Sunday, February 19, 2012

A Tale of Two Places
















Saturday, February 19th

Yesterday, the QM 2 made her maiden visit to the Whitsunday Islands - a very good choice. We had to anchor quite a ways off shore and ride tenders into the port - about 25 minutes. The tenders are the 137-passenger lifeboats normally blocking the view of most of the passengers on deck 8. The sides are left open, with 2 ropes across them to keep us from falling out but if you sit too close to the openings, you will probably emerge wet.

Volunteers met us and drove up into Airlie Beach, the closest town to the dock. It could be anywhere in Southern California: tanned, healthy-looking people, lots of smiles (genuine), quite good buskers including a girl of about 12 with a voice of someone 4 times her age, belting out Australian country music, a large, open-air market, sponsored by the local Lions Club, selling touristy things but also fresh fruit and vegetables, cooked chickens, bakery goods and something resembling a small child on a spit. I hope it was a pig but did not want to look closely.

Before you ask, no, I did not go to the Great Barrier Reef. I have concerns about even eco-tourism when I know that sun block, body lotion, hair gel, boat vibrations, oil, gasoline can all damage coral. Add global warming and it's a disaster. No need for me to compound it. Thirty years ago I would have.

Then, today, I learned that the trip to the GBR was 5 hours (round trip) over very choppy waters and half of the 130 or so passengers were violently ill. So, all in all, my day at Airlie Beach was the right choice.

A message for Mandy at the Beach Shack: the trousers are perfect, I have no idea what to do with the wrap and I used the purse tonight. Thank you and please consider applying for a job. You would be perfect!

Unfortunately, today, with the temperature about 30 degrees C (very hot on any scale) and humidity about 250%, I chose to take the tender again and go into Cairns. This time the tender going over was a catamaran which hopped waves beautifully.

Cairns is, sorry Tourist Board, absolutely uninteresting. We traveled in on the Captain Cook highway - sorry James, you really deserve better than empty stores and shops and loutish teenagers looking threatening.

And, I saw the Aborigines I had missed elsewhere - in the park, stumbling down the street or sleeping under archways, all drunk at 10 am.

As my cousin Carole undoubtedly remembers, when I was a child, I knew every wino and drunk in southeast Washington, by name. And, without exception, they told me never to drink alcohol. Even in their wildest moments - Gerry and Tall Man fighting over the last swig of muscatel they had stolen from Henry G when he passed out - they told me never to drink. It was the devil and had ruined their lives. And, I listened and have been grateful to them ever since.

So, I would think and actually do think that when you grow up seeing the hurt and harm which alcohol causes, you avoid it, not embrace it. I know the sociological arguments about loss of culture leading to substance abuse but where are self-determination, self-control, personal responsibility and pride in that argument? I do not have the answer so don't ask.
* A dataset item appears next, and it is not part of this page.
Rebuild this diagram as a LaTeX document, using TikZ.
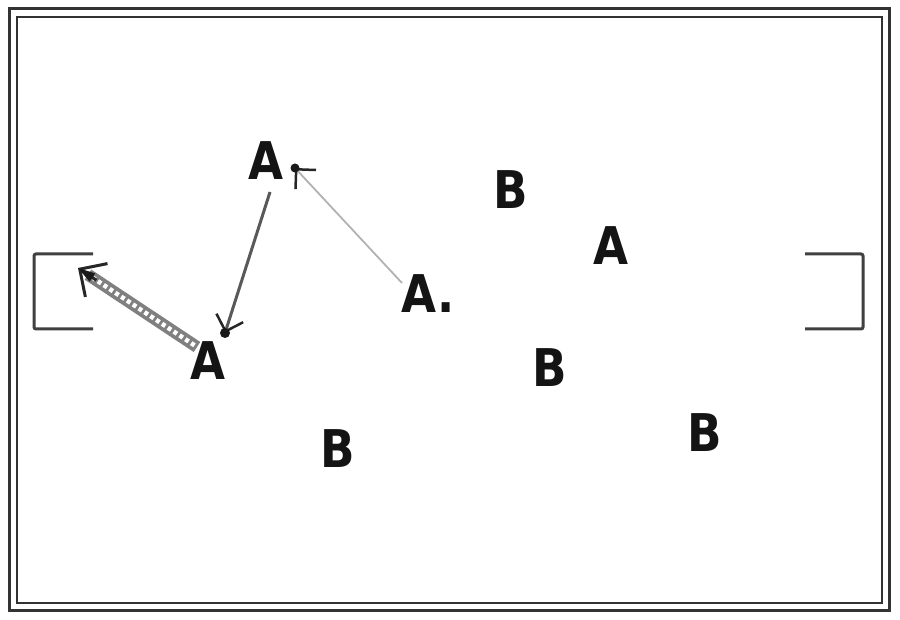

No cane toads in sight - the bus driver said they do not come into town but the way he said it, it sounded like they found the town sinful. In truth, there are not enough hiding places and it's too dry in town. But they are around and spreading at an alarming rate.

All of the above makes we wonder if I really want to go into Darwin but I have to find a post office as the letters I wrote at the beginning of the month have to be weighed.

Oh, at the South Pacific ball 2 nights ago, I wore my ball gown with tiers which overlap and look a bit like scales (fish scales) and had orchids tucked behind both ears. I was the most South Pacific thing there!